Recently, we discussed the case of WeWork, which will no longer expense meals for employees if they eat meat in a ridiculously misguided attempt to heal the planet. But they are hardly the only company to behave this way. Starbucks is another perpetual offender.
At the local Starbucks in my neck of the woods, I came across two blatantly unscientific ads at the counter. (See photo.)
The first deception is the statement, "One Earth. Many Sips." It is positioned strategically next to a reusable plastic cup and straw. The implication is that disposable straws are destroying the planet, so customers should buy this overpriced cup and straw, instead.
But the notion that disposable plastic straws are destroying the environment has been thoroughly debunked by multiple news outlets. For instance, according to Bloomberg, the absolute worst-case scenario is that straws "account for about .03 percent of the 8 million metric tons of plastics estimated to enter the oceans in a given year." The real problem? Fishing gear.
Also, the United States is not responsible for the plastic pollution in our oceans. Africa and Asia are. According to a paper published in 2015 in the journal Science, the United States is the 20th worst plastic polluter in the world, contributing a measly 0.9% of global mismanaged plastic waste.

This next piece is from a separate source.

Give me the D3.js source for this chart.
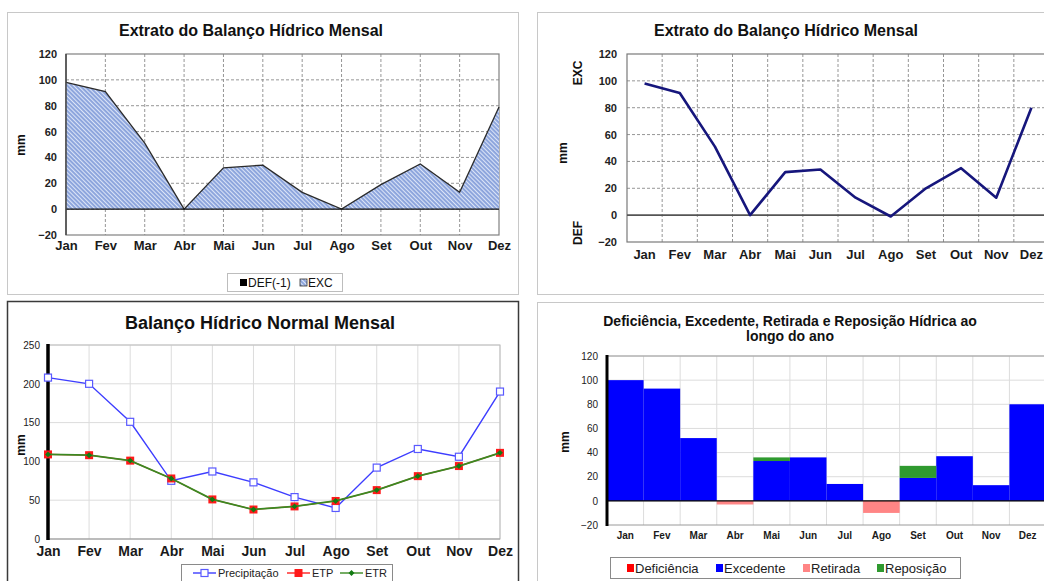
<!DOCTYPE html>
<html>
<head>
<meta charset="utf-8">
<script src="https://cdn.jsdelivr.net/npm/d3@7"></script>
<style>
  body { margin: 0; background: #fff; }
  svg text { font-family: "Liberation Sans", Arial, sans-serif; }
</style>
</head>
<body>
<svg width="1044" height="581"></svg>
<script>
// data
const months = ["Jan", "Fev", "Mar", "Abr", "Mai", "Jun", "Jul", "Ago", "Set", "Out", "Nov", "Dez"];
const excArea = [98, 91, 51, 0, 32, 34, 13, 0, 19, 35, 13, 79];
const defArea = [0, 0, 0, 0, 0, 0, 0, 0, 0, 0, 0, 0];
const excDefLine = [98, 91, 51, 0, 32, 34, 13, -1, 20, 35, 13, 80];
const precipitacao = [208, 200, 151, 75, 87, 73, 54, 40, 92, 116, 106, 190];
const etp = [109, 108, 101, 78, 51, 38, 42, 49, 63, 81, 94, 111];
const etr = [109, 108, 101, 78, 51, 38, 42, 49, 63, 81, 94, 111];
const deficiencia = [0, 0, 0, 0, 0, 0, 0, 0, 0, 0, 0, 0];
const excedente = [100, 93, 52, 0, 33, 36, 14, 0, 19, 37, 13, 80];
const retirada = [0, 0, 0, -3, 0, 0, 0, -10, 0, 0, 0, 0];
const reposicao = [0, 0, 0, 0, 3, 0, 0, 0, 10, 0, 0, 0];
const ticksExtrato = [-20, 0, 20, 40, 60, 80, 100, 120];
const ticksNormal = [0, 50, 100, 150, 200, 250];

const svg = d3.select("svg");
const defs = svg.append("defs");

// fine hatch for the EXC area
const hatch = defs.append("pattern")
  .attr("id", "hatch")
  .attr("patternUnits", "userSpaceOnUse")
  .attr("width", 3).attr("height", 3)
  .attr("patternTransform", "rotate(-45)");
hatch.append("rect").attr("width", 3).attr("height", 3).attr("fill", "#8aa3dc");
hatch.append("rect").attr("width", 1.1).attr("height", 3).attr("fill", "#dbe4f7");

function panel(x, y, w, h, stroke, sw) {
  svg.append("rect")
    .attr("x", x + 0.5).attr("y", y + 0.5)
    .attr("width", w).attr("height", h)
    .attr("fill", "#fff").attr("stroke", stroke).attr("stroke-width", sw);
}

function title(x, y, txt, size) {
  svg.append("text").attr("x", x).attr("y", y)
    .attr("text-anchor", "middle").attr("font-size", size)
    .attr("font-weight", "bold").attr("fill", "#111").text(txt);
}

function yLabels(scale, ticks, x, size, weight) {
  svg.append("g").attr("transform", `translate(${x},0)`)
    .call(d3.axisLeft(scale).tickValues(ticks).tickSize(0).tickPadding(0))
    .call(g => g.select(".domain").remove())
    .selectAll("text").attr("font-size", size).attr("font-weight", weight).attr("fill", "#222");
}

function xLabels(scale, y, size) {
  svg.append("g").attr("transform", `translate(0,${y})`)
    .call(d3.axisBottom(scale).tickSize(0).tickPadding(0))
    .call(g => g.select(".domain").remove())
    .selectAll("text").attr("font-size", size).attr("font-weight", "bold").attr("fill", "#1a1a1a");
}

function vText(x, y, txt, size) {
  svg.append("text").attr("transform", `translate(${x},${y}) rotate(-90)`)
    .attr("text-anchor", "middle").attr("font-size", size)
    .attr("font-weight", "bold").attr("fill", "#111").text(txt);
}

// ---------- 1. Extrato (area) ----------
panel(7, 12, 511, 282, "#c8c8c8", 1);
title(251, 36, "Extrato do Balanço Hídrico Mensal", 16);

const x1 = d3.scalePoint().domain(months).range([66, 499]);
const y1 = d3.scaleLinear().domain([-20, 120]).range([235, 54]);

svg.append("g").selectAll("line").data(ticksExtrato.slice(1, -1)).join("line")
  .attr("x1", 66).attr("x2", 499).attr("y1", d => y1(d)).attr("y2", d => y1(d))
  .attr("stroke", "#8a8a8a").attr("stroke-dasharray", "3,2").attr("stroke-width", 0.9);
svg.append("g").selectAll("line").data(months.slice(1, -1)).join("line")
  .attr("x1", d => x1(d)).attr("x2", d => x1(d)).attr("y1", 54).attr("y2", 235)
  .attr("stroke", "#8a8a8a").attr("stroke-dasharray", "3,2").attr("stroke-width", 0.9);
svg.append("rect").attr("x", 66).attr("y", 54).attr("width", 433).attr("height", 181)
  .attr("fill", "none").attr("stroke", "#808080").attr("stroke-width", 1.2);

const area1 = d3.area()
  .x((d, i) => x1(months[i])).y0(y1(0)).y1(d => y1(d));
svg.append("path").datum(excArea).attr("d", area1).attr("fill", "url(#hatch)");
svg.append("path").datum(defArea).attr("d", area1).attr("fill", "#000");
svg.append("path").datum(excArea)
  .attr("d", d3.line().x((d, i) => x1(months[i])).y(d => y1(d)))
  .attr("fill", "none").attr("stroke", "#2b2b2b").attr("stroke-width", 1.3);
svg.append("line").attr("x1", 66).attr("x2", 499).attr("y1", y1(0)).attr("y2", y1(0))
  .attr("stroke", "#111").attr("stroke-width", 1.3);
svg.append("line").attr("x1", 66).attr("x2", 66).attr("y1", 54).attr("y2", 235)
  .attr("stroke", "#444").attr("stroke-width", 1.5);

yLabels(y1, ticksExtrato, 57, 11, "bold");
xLabels(x1, 241, 13);
vText(25, 145, "mm", 12);

svg.append("rect").attr("x", 227.5).attr("y", 273.5).attr("width", 115).attr("height", 18)
  .attr("fill", "#fff").attr("stroke", "#bdbdbd");
svg.append("rect").attr("x", 240).attr("y", 279).attr("width", 7).attr("height", 7).attr("fill", "#000");
svg.append("text").attr("x", 248).attr("y", 287).attr("font-size", 12).attr("fill", "#111").text("DEF(-1)");
svg.append("rect").attr("x", 300).attr("y", 279).attr("width", 7).attr("height", 7)
  .attr("fill", "url(#hatch)").attr("stroke", "#333").attr("stroke-width", 0.8);
svg.append("text").attr("x", 308).attr("y", 287).attr("font-size", 12).attr("fill", "#111").text("EXC");

// ---------- 2. Extrato (line) ----------
panel(537, 12, 520, 282, "#c8c8c8", 1);
title(786, 36, "Extrato do Balanço Hídrico Mensal", 16);

const x2 = d3.scaleBand().domain(months).range([627, 1049]);
const y2 = d3.scaleLinear().domain([-20, 120]).range([242, 54]);

svg.append("g").selectAll("line").data(ticksExtrato.slice(1, -1).filter(d => d !== 0)).join("line")
  .attr("x1", 627).attr("x2", 1049).attr("y1", d => y2(d)).attr("y2", d => y2(d))
  .attr("stroke", "#8a8a8a").attr("stroke-dasharray", "3,2").attr("stroke-width", 0.9);
svg.append("g").selectAll("line").data(months.slice(1)).join("line")
  .attr("x1", d => x2(d)).attr("x2", d => x2(d)).attr("y1", 54).attr("y2", 242)
  .attr("stroke", "#8a8a8a").attr("stroke-dasharray", "3,2").attr("stroke-width", 0.9);
svg.append("rect").attr("x", 627).attr("y", 54).attr("width", 422).attr("height", 188)
  .attr("fill", "none").attr("stroke", "#7a7a7a").attr("stroke-width", 1.2);
svg.append("line").attr("x1", 627).attr("x2", 1049).attr("y1", y2(0)).attr("y2", y2(0))
  .attr("stroke", "#555").attr("stroke-width", 1.6);

svg.append("path").datum(excDefLine)
  .attr("d", d3.line().x((d, i) => x2(months[i]) + x2.bandwidth() / 2).y(d => y2(d)))
  .attr("fill", "none").attr("stroke", "#16167c").attr("stroke-width", 2.6)
  .attr("stroke-linejoin", "round");

yLabels(y2, ticksExtrato, 617, 11, "bold");
xLabels(x2, 250, 13);
vText(582, 73, "EXC", 12);
vText(567, 153, "mm", 12);
vText(582, 233, "DEF", 12);

// ---------- 3. Balanço normal ----------
panel(7, 301, 511, 290, "#3a3a3a", 1.5);
title(260, 329, "Balanço Hídrico Normal Mensal", 18);

const x3 = d3.scalePoint().domain(months).range([48, 500]);
const y3 = d3.scaleLinear().domain([0, 250]).range([539, 345]);

svg.append("g").selectAll("line").data(ticksNormal.slice(1)).join("line")
  .attr("x1", 48).attr("x2", 500).attr("y1", d => y3(d)).attr("y2", d => y3(d))
  .attr("stroke", "#dcdcdc").attr("stroke-width", 1);
svg.append("g").selectAll("line").data(months.slice(1)).join("line")
  .attr("x1", d => x3(d)).attr("x2", d => x3(d)).attr("y1", 345).attr("y2", 539)
  .attr("stroke", "#dcdcdc").attr("stroke-width", 1);
svg.append("rect").attr("x", 48).attr("y", 345).attr("width", 452).attr("height", 194)
  .attr("fill", "none").attr("stroke", "#bdbdbd").attr("stroke-width", 1);
svg.append("line").attr("x1", 48).attr("x2", 500).attr("y1", 539).attr("y2", 539)
  .attr("stroke", "#9a9a9a").attr("stroke-width", 1);
svg.append("line").attr("x1", 48).attr("x2", 48).attr("y1", 344).attr("y2", 540)
  .attr("stroke", "#000").attr("stroke-width", 3.5);

const line3 = d3.line().x((d, i) => x3(months[i])).y(d => y3(d));
svg.append("path").datum(precipitacao).attr("d", line3)
  .attr("fill", "none").attr("stroke", "#3d3dff").attr("stroke-width", 1.4);
svg.append("g").selectAll("rect").data(precipitacao).join("rect")
  .attr("x", (d, i) => x3(months[i]) - 3.5).attr("y", d => y3(d) - 3.5)
  .attr("width", 7).attr("height", 7)
  .attr("fill", "#fff").attr("stroke", "#5a5aff").attr("stroke-width", 1.2);
svg.append("path").datum(etp).attr("d", line3)
  .attr("fill", "none").attr("stroke", "#ff2020").attr("stroke-width", 1.2);
svg.append("g").selectAll("rect").data(etp).join("rect")
  .attr("x", (d, i) => x3(months[i]) - 4).attr("y", d => y3(d) - 4)
  .attr("width", 8).attr("height", 8).attr("fill", "#ff1a1a");
svg.append("path").datum(etr).attr("d", line3)
  .attr("fill", "none").attr("stroke", "#3a8a22").attr("stroke-width", 1.8);
svg.append("g").selectAll("path").data(etr).join("path")
  .attr("d", d3.symbol(d3.symbolDiamond2, 22))
  .attr("transform", (d, i) => `translate(${x3(months[i])},${y3(d)})`)
  .attr("fill", "#127a12");

yLabels(y3, ticksNormal, 40, 10, "normal");
xLabels(x3, 546, 14);
vText(25, 445, "mm", 12);

svg.append("rect").attr("x", 181.5).attr("y", 564.5).attr("width", 211).attr("height", 26)
  .attr("fill", "#fff").attr("stroke", "#8a8a8a");
const leg3 = [
  { name: "Precipitação", x: 193, color: "#3d3dff" },
  { name: "ETP", x: 287, color: "#ff2020" },
  { name: "ETR", x: 340, color: "#3a8a22" }
];
leg3.forEach((d, i) => {
  svg.append("line").attr("x1", d.x).attr("x2", d.x + 23).attr("y1", 573).attr("y2", 573)
    .attr("stroke", d.color).attr("stroke-width", 1.4);
  if (i === 0) {
    svg.append("rect").attr("x", d.x + 8).attr("y", 569.5).attr("width", 7).attr("height", 7)
      .attr("fill", "#fff").attr("stroke", "#5a5aff").attr("stroke-width", 1.2);
  } else if (i === 1) {
    svg.append("rect").attr("x", d.x + 7.5).attr("y", 569).attr("width", 8).attr("height", 8).attr("fill", "#ff1a1a");
  } else {
    svg.append("path").attr("d", d3.symbol(d3.symbolDiamond2, 22))
      .attr("transform", `translate(${d.x + 11.5},573)`).attr("fill", "#127a12");
  }
  svg.append("text").attr("x", d.x + 25).attr("y", 577).attr("font-size", 11)
    .attr("fill", "#222").text(d.name);
});

// ---------- 4. Deficiência / Excedente ----------
panel(537, 302, 520, 290, "#c8c8c8", 1);
title(790, 326, "Deficiência, Excedente, Retirada e Reposição Hídrica ao", 14);
title(790, 341, "longo do ano", 14);

const x4 = d3.scaleBand().domain(months).range([607, 1046]).padding(0);
const y4 = d3.scaleLinear().domain([-20, 120]).range([525, 356]);

svg.append("g").selectAll("line").data(ticksExtrato.slice(1)).join("line")
  .attr("x1", 607).attr("x2", 1046).attr("y1", d => y4(d)).attr("y2", d => y4(d))
  .attr("stroke", "#dcdcdc").attr("stroke-width", 1);
svg.append("g").selectAll("line").data(months.slice(1)).join("line")
  .attr("x1", d => x4(d)).attr("x2", d => x4(d)).attr("y1", 356).attr("y2", 525)
  .attr("stroke", "#dcdcdc").attr("stroke-width", 1);
svg.append("rect").attr("x", 607).attr("y", 356).attr("width", 439).attr("height", 169)
  .attr("fill", "none").attr("stroke", "#9a9a9a").attr("stroke-width", 1);

const keys4 = ["Deficiência", "Excedente", "Retirada", "Reposição"];
const colors4 = { "Deficiência": "#ff0000", "Excedente": "#0000ff", "Retirada": "#ff8585", "Reposição": "#2f9a2f" };
const table4 = months.map((m, i) => ({
  month: m,
  "Deficiência": deficiencia[i],
  "Excedente": excedente[i],
  "Retirada": retirada[i],
  "Reposição": reposicao[i]
}));
const stacked = d3.stack().keys(keys4).offset(d3.stackOffsetDiverging)(table4);
svg.append("g").selectAll("g").data(stacked).join("g")
  .attr("fill", s => colors4[s.key])
  .selectAll("rect").data(s => s).join("rect")
  .attr("x", d => x4(d.data.month)).attr("width", x4.bandwidth())
  .attr("y", d => y4(Math.max(d[0], d[1])))
  .attr("height", d => Math.abs(y4(d[0]) - y4(d[1])));

svg.append("line").attr("x1", 607).attr("x2", 1046).attr("y1", y4(0)).attr("y2", y4(0))
  .attr("stroke", "#000").attr("stroke-width", 1.3);
svg.append("line").attr("x1", 607).attr("x2", 607).attr("y1", 355).attr("y2", 526)
  .attr("stroke", "#000").attr("stroke-width", 3);

yLabels(y4, ticksExtrato, 598, 10, "normal");
xLabels(x4, 532, 10);
vText(569, 442, "mm", 12);

svg.append("rect").attr("x", 610.5).attr("y", 557.5).attr("width", 350).attr("height", 21)
  .attr("fill", "#fff").attr("stroke", "#8a8a8a");
const legX4 = [627, 716, 803, 877];
keys4.forEach((k, i) => {
  svg.append("rect").attr("x", legX4[i]).attr("y", 564).attr("width", 7).attr("height", 8).attr("fill", colors4[k]);
  svg.append("text").attr("x", legX4[i] + 8).attr("y", 573).attr("font-size", 13)
    .attr("fill", "#222").text(k);
});
</script>
</body>
</html>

The second deception is in the ad for a "BPA-free" reusable water bottle. There is absolutely nothing wrong with BPA. At the concentration to which humans are routinely exposed, it is not possible for it to be an endocrine disruptor because the molecule has an extremely weak affinity for endocrine receptors. How weak? According to our chemist, Dr. Josh Bloom, BPA binds estrogen receptors about 10,000 times weaker than estradiol (the major female sex hormone).

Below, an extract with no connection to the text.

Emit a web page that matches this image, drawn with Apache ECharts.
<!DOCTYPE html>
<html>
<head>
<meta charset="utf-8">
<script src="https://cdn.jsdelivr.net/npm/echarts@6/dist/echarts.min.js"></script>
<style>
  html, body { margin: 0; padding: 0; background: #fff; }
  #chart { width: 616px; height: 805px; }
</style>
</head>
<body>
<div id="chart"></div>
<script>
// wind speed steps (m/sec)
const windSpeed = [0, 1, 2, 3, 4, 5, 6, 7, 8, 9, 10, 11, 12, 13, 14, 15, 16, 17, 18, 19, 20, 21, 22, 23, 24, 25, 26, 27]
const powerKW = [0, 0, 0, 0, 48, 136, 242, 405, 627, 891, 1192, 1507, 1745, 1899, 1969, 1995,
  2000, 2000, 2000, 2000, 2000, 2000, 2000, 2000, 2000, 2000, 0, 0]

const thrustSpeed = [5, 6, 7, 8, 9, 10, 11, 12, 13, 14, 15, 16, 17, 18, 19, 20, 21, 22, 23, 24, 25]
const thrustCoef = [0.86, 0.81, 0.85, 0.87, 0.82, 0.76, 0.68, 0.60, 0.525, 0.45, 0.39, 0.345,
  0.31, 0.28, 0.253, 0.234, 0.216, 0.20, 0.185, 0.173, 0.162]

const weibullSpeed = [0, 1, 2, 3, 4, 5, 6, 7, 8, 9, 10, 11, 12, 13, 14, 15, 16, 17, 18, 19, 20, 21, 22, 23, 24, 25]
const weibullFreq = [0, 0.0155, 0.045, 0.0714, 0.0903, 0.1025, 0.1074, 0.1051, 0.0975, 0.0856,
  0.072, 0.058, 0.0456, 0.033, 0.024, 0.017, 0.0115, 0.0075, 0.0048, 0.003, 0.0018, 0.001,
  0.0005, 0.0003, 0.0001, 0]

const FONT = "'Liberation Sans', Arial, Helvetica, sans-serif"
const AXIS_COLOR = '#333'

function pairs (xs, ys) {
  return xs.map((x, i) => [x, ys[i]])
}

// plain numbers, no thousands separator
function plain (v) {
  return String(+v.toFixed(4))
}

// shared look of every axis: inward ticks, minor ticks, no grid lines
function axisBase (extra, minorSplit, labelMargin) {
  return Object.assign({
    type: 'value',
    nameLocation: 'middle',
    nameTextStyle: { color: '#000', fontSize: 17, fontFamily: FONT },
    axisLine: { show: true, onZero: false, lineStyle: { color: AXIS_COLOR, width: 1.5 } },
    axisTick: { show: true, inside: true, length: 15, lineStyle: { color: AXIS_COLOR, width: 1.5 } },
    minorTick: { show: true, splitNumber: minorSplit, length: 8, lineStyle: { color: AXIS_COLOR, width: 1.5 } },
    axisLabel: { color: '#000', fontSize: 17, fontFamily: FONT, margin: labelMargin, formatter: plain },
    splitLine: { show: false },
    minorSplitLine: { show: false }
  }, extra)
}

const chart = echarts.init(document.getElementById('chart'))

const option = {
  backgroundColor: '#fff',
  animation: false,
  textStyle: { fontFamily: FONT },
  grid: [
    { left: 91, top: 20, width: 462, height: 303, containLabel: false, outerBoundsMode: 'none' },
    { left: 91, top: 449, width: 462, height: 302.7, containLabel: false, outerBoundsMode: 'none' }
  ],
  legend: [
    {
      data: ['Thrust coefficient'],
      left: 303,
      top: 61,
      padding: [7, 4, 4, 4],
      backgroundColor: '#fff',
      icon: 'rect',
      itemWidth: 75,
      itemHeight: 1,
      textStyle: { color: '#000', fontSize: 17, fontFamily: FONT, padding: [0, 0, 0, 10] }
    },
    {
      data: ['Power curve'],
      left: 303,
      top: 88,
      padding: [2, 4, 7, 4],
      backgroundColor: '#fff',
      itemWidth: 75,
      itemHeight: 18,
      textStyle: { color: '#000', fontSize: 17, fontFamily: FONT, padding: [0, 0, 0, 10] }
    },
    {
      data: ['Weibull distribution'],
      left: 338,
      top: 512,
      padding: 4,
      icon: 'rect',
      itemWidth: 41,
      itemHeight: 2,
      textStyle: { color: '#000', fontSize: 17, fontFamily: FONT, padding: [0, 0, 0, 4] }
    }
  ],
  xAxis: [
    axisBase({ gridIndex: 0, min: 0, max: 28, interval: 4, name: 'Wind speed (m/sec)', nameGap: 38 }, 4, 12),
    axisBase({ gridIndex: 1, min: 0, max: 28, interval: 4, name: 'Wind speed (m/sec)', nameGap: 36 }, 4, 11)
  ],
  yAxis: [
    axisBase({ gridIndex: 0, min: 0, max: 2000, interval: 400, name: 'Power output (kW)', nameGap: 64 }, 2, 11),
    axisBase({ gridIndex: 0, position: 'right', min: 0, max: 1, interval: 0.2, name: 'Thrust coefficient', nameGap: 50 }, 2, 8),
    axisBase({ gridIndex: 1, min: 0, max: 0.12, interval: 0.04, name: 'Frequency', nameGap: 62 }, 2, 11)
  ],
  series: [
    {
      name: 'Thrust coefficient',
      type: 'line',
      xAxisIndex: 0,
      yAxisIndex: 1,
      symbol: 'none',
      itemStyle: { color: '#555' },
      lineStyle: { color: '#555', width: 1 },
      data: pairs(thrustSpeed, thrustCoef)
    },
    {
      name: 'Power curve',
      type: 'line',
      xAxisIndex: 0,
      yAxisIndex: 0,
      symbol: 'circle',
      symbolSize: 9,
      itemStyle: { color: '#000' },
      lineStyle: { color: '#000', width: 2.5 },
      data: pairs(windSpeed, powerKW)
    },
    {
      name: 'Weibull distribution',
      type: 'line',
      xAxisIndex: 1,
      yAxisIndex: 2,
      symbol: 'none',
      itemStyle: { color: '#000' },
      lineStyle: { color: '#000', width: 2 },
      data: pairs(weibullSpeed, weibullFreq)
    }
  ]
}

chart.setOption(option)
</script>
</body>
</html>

Additionally, Starbucks is dabbling with organic coffee. But organic farms are about 20% less efficient than conventional ones. They also use more land and don't decrease their carbon footprint. These reasons are partially why a new study in Nature Sustainability says that conventional high-yield farms are better for the environment than low-yield farms. In other words, going organic is the least sustainable choice for the environment.
Will People Ever Learn?
No. People want to do what makes them feel good and -- perhaps more importantly -- makes them look righteous in the eyes of others. Going organic and avoiding straws accomplishes that moral grandstanding, and companies are happy to oblige in order to make a buck. And, in the process, the companies also look good. It's a win-win for everyone, except Mother Earth.